-- BEGIN Provided records --
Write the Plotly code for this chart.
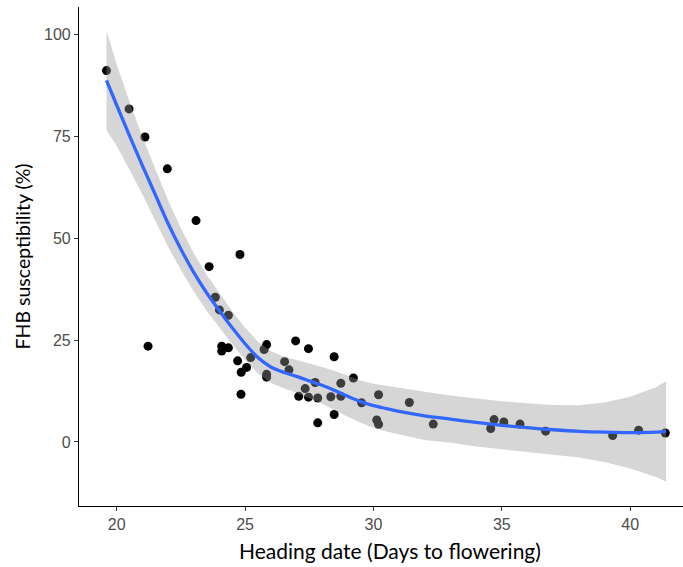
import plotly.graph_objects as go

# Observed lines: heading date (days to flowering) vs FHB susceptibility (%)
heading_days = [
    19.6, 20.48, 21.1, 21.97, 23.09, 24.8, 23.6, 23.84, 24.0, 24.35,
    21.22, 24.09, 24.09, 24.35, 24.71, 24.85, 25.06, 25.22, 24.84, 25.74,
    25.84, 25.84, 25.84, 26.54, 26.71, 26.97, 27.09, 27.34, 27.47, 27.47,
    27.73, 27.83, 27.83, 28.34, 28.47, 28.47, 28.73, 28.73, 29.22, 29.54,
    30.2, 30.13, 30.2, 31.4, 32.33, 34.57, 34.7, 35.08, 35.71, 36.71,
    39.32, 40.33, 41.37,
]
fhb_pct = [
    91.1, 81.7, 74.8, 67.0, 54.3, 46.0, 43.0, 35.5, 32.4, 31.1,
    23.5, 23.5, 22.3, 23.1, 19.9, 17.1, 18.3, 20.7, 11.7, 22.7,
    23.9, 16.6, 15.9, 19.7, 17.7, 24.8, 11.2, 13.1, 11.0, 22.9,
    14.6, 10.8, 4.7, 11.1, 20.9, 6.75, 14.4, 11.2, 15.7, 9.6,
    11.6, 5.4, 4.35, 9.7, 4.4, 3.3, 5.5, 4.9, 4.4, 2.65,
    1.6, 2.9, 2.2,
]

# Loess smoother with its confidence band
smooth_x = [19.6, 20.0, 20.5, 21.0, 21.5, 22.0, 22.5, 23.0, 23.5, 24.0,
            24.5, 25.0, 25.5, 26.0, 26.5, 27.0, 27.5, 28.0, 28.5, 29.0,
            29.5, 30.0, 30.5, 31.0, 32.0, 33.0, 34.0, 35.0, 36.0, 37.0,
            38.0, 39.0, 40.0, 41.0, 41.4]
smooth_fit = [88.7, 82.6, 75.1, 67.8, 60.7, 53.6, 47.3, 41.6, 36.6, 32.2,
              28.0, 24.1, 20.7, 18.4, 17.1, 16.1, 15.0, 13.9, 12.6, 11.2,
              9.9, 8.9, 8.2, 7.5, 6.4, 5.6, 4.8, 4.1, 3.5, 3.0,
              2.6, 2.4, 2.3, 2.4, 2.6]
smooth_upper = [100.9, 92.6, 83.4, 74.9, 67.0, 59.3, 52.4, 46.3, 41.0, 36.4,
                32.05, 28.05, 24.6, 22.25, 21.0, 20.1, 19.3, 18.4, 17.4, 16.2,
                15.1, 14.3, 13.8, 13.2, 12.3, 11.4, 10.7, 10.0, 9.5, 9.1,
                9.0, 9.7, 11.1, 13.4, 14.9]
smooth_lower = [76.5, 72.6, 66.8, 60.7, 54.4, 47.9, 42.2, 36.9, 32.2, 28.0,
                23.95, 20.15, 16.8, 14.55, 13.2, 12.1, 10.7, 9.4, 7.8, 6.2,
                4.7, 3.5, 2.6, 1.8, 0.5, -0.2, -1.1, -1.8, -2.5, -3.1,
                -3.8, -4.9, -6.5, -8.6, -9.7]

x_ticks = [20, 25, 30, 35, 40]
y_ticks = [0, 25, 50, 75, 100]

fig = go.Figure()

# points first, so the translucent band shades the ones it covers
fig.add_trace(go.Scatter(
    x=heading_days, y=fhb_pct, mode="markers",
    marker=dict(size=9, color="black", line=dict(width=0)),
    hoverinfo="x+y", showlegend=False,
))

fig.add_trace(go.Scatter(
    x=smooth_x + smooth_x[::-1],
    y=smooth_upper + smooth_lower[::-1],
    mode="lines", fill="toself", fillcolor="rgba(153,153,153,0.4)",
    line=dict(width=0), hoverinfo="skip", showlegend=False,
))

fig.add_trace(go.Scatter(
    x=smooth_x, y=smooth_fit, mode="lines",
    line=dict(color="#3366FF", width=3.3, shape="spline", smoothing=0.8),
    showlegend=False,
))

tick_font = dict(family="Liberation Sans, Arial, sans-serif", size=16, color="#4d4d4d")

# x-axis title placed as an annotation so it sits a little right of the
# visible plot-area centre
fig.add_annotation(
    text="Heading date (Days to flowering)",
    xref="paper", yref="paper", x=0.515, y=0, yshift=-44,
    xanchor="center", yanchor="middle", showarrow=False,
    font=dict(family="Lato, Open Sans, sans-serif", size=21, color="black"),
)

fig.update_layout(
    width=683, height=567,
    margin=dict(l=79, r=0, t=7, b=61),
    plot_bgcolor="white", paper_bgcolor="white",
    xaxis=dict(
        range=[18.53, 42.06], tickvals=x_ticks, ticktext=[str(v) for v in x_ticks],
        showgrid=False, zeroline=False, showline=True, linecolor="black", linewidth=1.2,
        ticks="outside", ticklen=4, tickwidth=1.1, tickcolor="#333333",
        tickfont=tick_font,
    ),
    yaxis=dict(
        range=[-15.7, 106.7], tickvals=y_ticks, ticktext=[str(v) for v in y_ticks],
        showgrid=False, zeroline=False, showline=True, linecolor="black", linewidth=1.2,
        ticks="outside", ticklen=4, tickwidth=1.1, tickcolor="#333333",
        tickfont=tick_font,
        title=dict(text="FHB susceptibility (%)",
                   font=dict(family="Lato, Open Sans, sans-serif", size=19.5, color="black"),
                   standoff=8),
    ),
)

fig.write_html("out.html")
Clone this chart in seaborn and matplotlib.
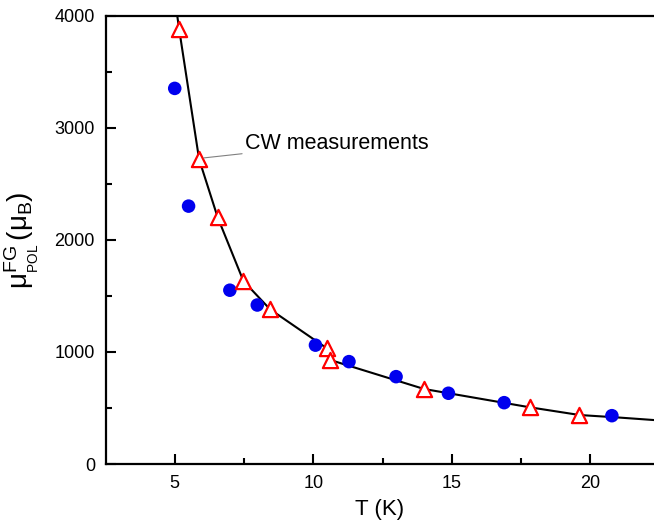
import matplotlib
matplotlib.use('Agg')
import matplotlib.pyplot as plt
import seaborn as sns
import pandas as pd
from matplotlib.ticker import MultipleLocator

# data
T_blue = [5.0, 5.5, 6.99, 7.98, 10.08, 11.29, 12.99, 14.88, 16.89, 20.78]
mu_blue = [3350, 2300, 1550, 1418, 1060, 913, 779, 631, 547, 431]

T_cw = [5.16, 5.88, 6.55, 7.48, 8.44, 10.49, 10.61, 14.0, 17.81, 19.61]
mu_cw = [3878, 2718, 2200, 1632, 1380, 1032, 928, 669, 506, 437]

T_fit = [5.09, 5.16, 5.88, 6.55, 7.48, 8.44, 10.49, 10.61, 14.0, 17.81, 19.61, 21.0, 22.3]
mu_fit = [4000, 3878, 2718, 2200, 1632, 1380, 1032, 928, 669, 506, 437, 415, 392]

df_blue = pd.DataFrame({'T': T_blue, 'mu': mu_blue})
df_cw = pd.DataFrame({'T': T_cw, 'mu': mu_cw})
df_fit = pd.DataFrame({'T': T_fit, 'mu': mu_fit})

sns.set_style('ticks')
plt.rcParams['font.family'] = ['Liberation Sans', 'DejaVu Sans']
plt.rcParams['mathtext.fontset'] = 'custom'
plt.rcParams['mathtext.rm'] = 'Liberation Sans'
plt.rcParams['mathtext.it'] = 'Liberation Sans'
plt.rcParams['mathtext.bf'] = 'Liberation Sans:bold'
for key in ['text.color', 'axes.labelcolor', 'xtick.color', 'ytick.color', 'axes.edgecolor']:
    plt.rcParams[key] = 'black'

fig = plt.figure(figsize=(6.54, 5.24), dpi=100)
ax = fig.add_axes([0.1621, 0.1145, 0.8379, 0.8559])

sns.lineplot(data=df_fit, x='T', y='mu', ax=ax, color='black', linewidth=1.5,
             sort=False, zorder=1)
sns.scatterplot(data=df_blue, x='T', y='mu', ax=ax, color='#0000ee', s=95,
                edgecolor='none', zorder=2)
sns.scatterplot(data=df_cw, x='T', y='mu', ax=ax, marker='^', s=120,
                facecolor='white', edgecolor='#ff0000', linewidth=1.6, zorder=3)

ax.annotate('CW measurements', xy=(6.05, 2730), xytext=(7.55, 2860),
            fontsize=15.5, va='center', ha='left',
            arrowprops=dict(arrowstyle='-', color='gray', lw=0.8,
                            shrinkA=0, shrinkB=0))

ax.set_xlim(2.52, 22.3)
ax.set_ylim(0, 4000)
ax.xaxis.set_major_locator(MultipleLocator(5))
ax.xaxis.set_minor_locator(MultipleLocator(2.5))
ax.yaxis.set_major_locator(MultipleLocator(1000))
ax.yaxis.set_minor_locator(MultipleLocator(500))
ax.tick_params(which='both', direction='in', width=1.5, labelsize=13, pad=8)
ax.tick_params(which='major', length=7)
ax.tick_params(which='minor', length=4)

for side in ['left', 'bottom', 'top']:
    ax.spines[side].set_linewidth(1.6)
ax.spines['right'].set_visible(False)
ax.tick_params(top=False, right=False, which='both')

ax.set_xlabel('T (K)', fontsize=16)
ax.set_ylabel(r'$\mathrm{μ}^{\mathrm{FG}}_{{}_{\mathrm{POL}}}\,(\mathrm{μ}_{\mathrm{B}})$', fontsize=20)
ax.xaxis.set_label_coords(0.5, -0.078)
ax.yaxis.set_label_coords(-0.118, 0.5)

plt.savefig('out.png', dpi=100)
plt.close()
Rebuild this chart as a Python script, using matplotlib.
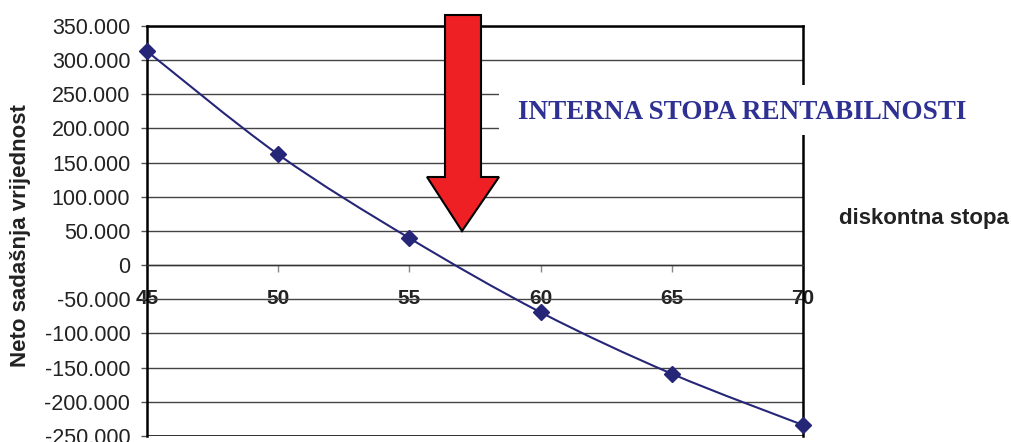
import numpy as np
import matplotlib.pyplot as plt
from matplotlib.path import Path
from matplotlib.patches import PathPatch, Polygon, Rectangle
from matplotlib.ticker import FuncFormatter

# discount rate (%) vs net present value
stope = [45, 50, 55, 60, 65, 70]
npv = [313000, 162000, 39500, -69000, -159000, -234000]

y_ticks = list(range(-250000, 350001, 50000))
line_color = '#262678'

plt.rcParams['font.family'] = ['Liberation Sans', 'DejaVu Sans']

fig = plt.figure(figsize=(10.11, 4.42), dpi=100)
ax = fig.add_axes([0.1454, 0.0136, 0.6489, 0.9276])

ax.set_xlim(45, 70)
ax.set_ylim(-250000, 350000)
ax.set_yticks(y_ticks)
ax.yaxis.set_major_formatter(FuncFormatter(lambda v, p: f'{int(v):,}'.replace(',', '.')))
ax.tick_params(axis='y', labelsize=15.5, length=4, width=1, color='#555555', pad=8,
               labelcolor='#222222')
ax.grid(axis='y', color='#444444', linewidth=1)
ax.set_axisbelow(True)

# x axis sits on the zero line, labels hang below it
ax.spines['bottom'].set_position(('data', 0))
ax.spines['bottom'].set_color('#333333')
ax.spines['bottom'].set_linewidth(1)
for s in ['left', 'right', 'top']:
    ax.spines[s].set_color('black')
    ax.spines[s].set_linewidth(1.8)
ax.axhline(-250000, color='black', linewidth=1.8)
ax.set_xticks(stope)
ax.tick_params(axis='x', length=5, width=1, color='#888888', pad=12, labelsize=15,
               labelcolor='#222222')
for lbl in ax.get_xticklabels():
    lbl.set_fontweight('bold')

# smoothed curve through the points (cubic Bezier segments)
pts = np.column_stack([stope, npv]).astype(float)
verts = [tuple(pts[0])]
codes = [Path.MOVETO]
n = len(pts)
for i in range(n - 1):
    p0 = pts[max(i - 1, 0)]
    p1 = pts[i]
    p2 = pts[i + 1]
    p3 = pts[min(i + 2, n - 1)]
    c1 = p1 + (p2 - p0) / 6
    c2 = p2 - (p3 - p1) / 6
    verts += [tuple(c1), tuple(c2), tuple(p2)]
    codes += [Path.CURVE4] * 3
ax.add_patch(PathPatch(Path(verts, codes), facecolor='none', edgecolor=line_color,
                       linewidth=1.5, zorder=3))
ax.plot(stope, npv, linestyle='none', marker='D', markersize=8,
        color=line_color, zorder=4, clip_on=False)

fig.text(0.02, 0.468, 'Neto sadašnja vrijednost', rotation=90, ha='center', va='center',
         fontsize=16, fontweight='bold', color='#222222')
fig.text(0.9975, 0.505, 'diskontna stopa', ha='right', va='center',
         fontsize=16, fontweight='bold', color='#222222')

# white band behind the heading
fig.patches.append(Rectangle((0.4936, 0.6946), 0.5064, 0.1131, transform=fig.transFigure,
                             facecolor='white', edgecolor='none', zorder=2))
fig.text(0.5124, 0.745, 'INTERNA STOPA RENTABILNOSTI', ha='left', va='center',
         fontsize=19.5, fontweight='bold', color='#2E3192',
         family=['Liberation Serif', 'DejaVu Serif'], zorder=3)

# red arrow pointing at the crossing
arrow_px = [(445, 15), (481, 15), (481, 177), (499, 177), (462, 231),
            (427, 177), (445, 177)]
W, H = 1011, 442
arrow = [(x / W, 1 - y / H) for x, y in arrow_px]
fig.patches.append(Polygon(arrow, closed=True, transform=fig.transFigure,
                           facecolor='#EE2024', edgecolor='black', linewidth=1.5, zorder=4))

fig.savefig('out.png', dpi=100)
-- END Provided records --
**What the task requires**
Return exactly the lines from the one with "Clone this chart in seaborn and matplotlib." to the one with "631, 547, 431]", both ends kept, and only those. Images are left out.

**Answer to the exercise**
Clone this chart in seaborn and matplotlib.
import matplotlib
matplotlib.use('Agg')
import matplotlib.pyplot as plt
import seaborn as sns
import pandas as pd
from matplotlib.ticker import MultipleLocator

# data
T_blue = [5.0, 5.5, 6.99, 7.98, 10.08, 11.29, 12.99, 14.88, 16.89, 20.78]
mu_blue = [3350, 2300, 1550, 1418, 1060, 913, 779, 631, 547, 431]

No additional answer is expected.